The Austrian Mint’s 100 Euro, “Magic of Gold: The Gold of Mesopotamia,” was named the “Most Historically Significant Coin” at the 2021 Coin of the Year (COTY) Awards. The category recognizes coins commemorating events, institutions or individuals deemed highly significant in terms of the historical heritage of a people, a country or mankind. The subject or theme must have passed into historical perspective at least 100 years ago.

As described by the Austrian Mint, its Magic of Gold series traces the mysterious nature of gold in Ancient cultures. “No other metal has as much symbolic meaning as gold and no other concrete substance has been linked with so many abstract concepts, including heavenliness, immortality, purity and power,” the mint writes. Each coin in the series features the word “gold” written in the respective script of the epoch and culture represented on it.

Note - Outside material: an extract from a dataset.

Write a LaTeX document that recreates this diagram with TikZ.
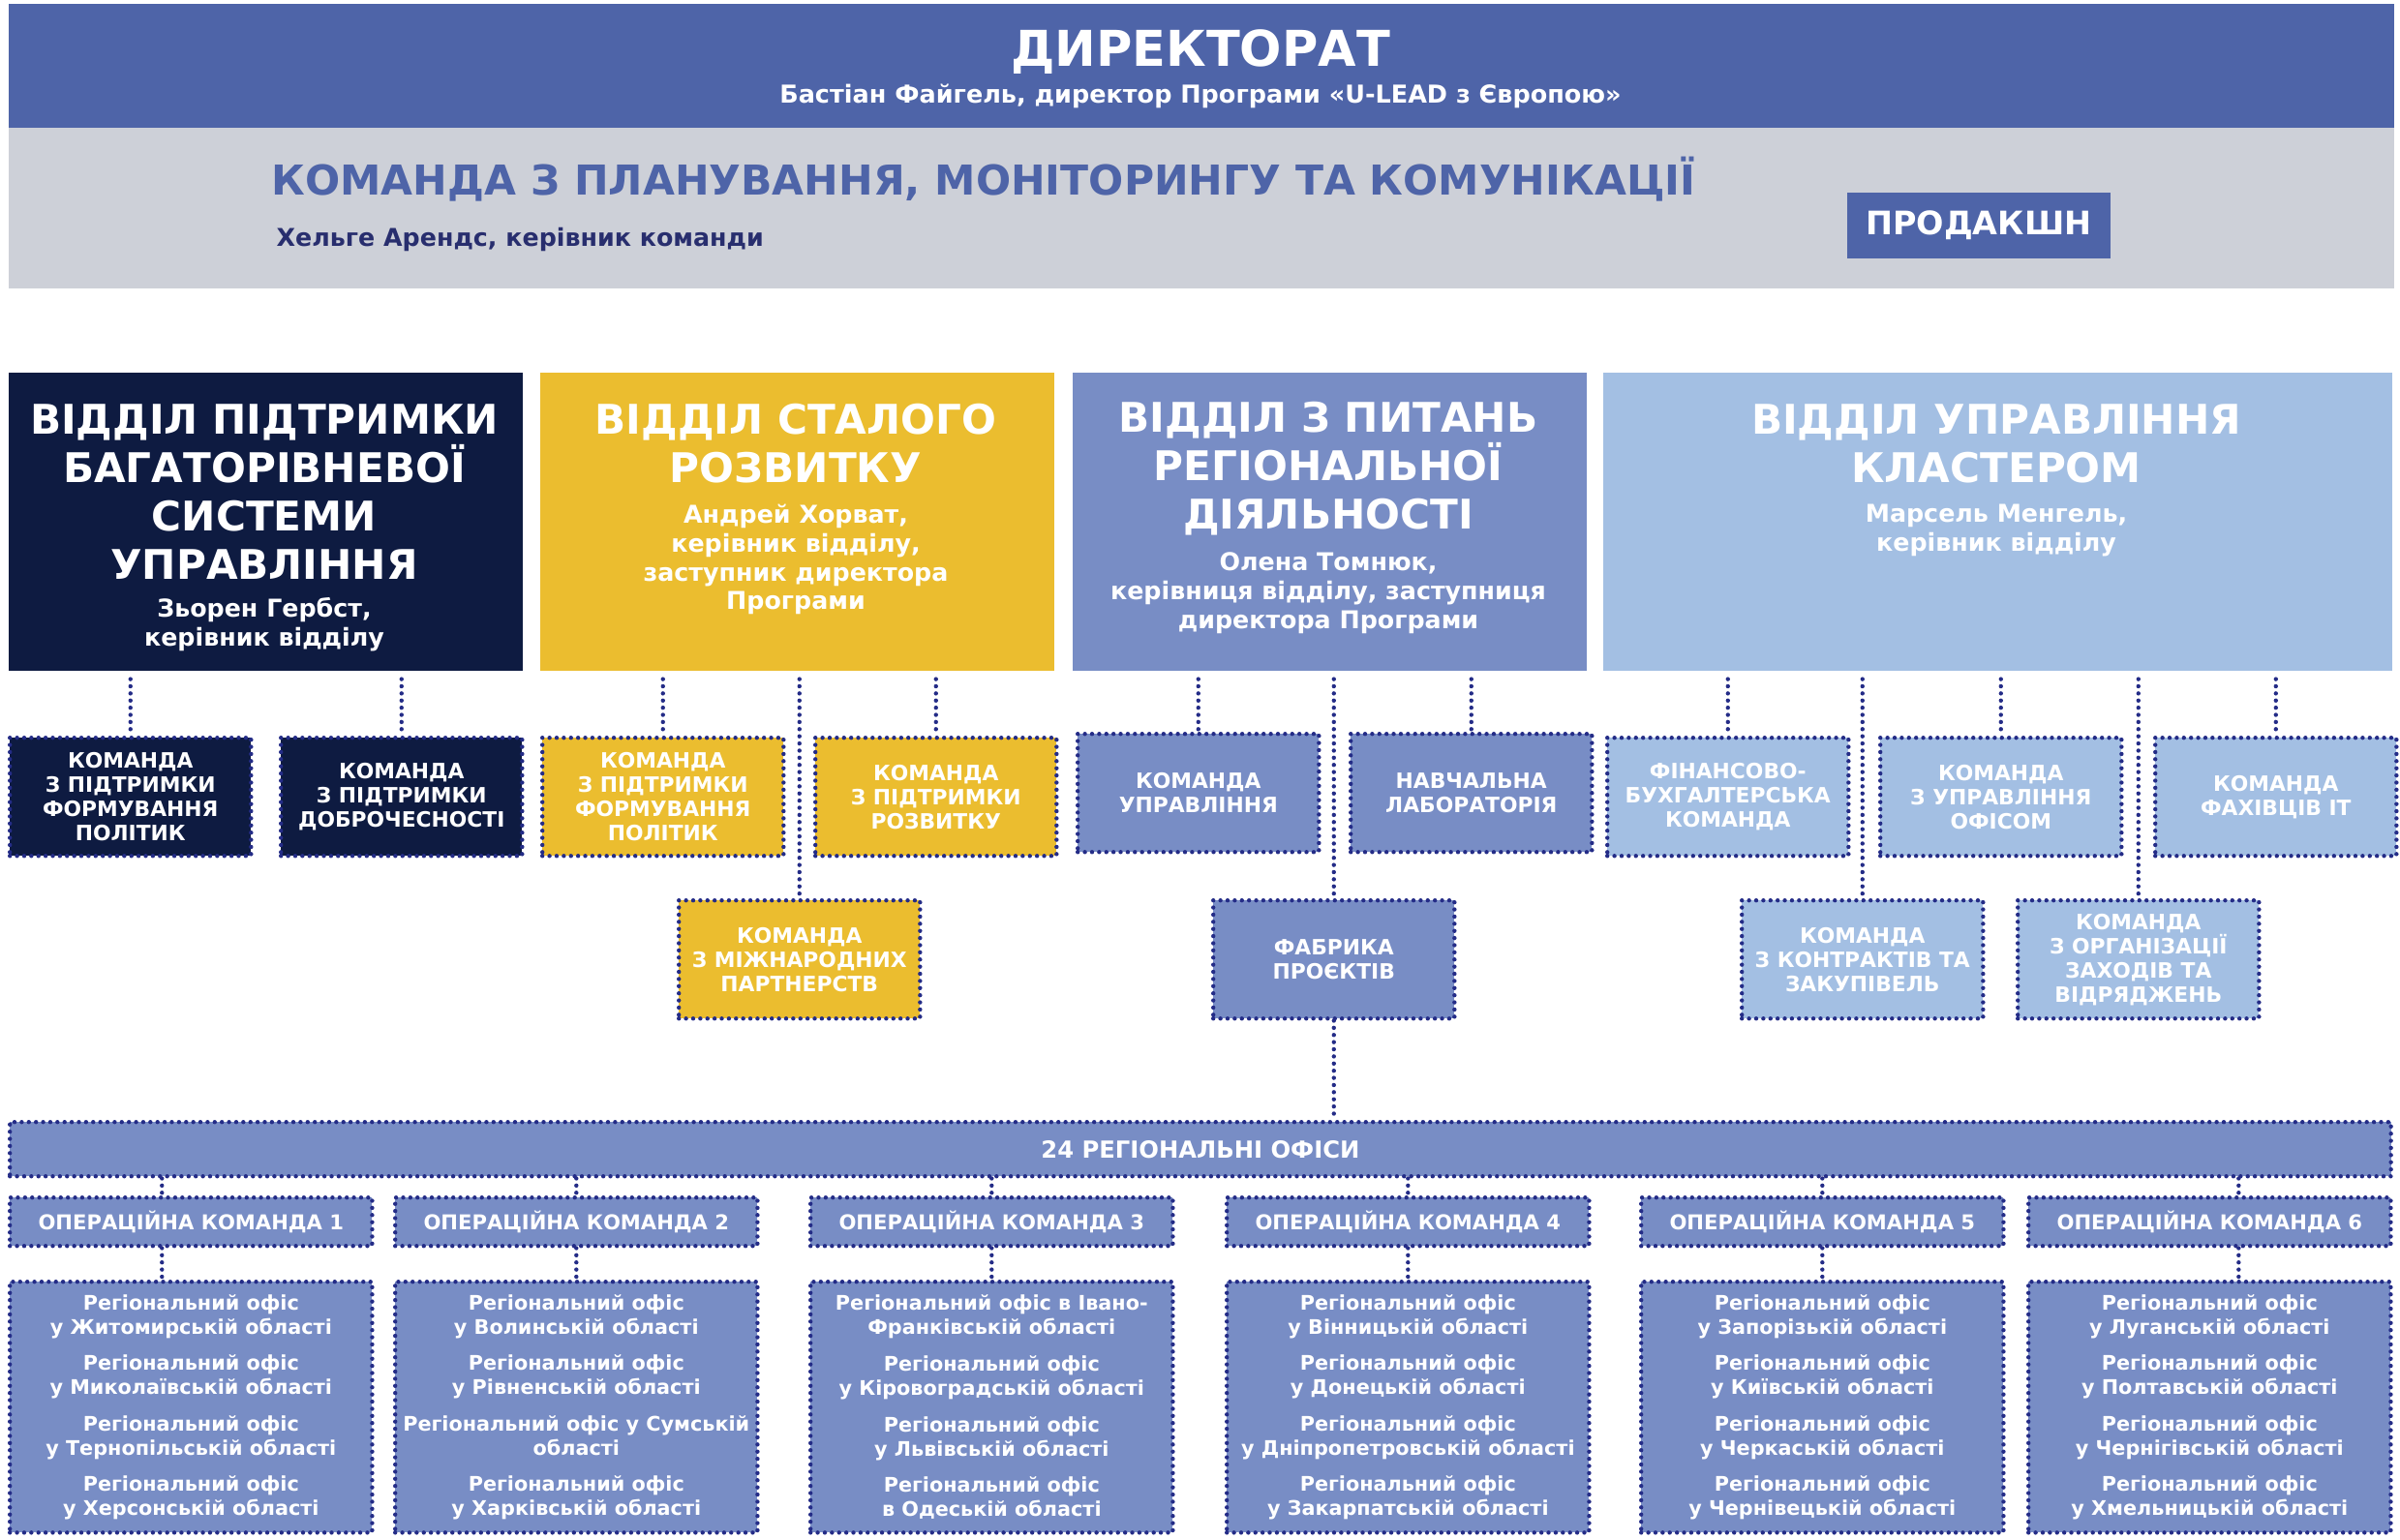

The first coin in the series, dated 2019, depicts Mesopotamia. The civilization, located between Tigris and the Euphrates Rivers, is credited with some of the most important developments in early human history. The other five coins in the series depict ancient Egypt, the Incas, the Scythians, India, and China.

The Gold of Mesopotamia coin features a portrait of the legendary ruler King Nebuchadnezzar II (circa 640-562 BC) wearing a horned crown. According to the Book of Daniel in the Old Testament, Nebuchadnezzar erected a huge golden statue and made his subjects worship it on bended knee. As in other civilizations, the ownership of gold was associated with high standing in Mesopotamia. It was reserved for the powerful, and all gold had to be handed over to the ruling class and the religious authorities. Mesopotamian gold was mainly sourced from Egypt, where it was believed that the streets were paved with the precious metal.

The obverse side of the coin shows a bull’s head from a detail found on the Golden Lyre of Ur. It was discovered in 1929 in the Royal Cemetery of Ur, located in present day Iraq. Created approximately 4,500 years ago, the lyre is considered to be one of the world’s oldest surviving stringer instruments.

The Gold of Mesopotamia coin was designed by Mag. Helmut Andexlinger and Herbert Wähner, both of the Austrian Mint. It measures 30.00 mm and weighs 15.78 grams.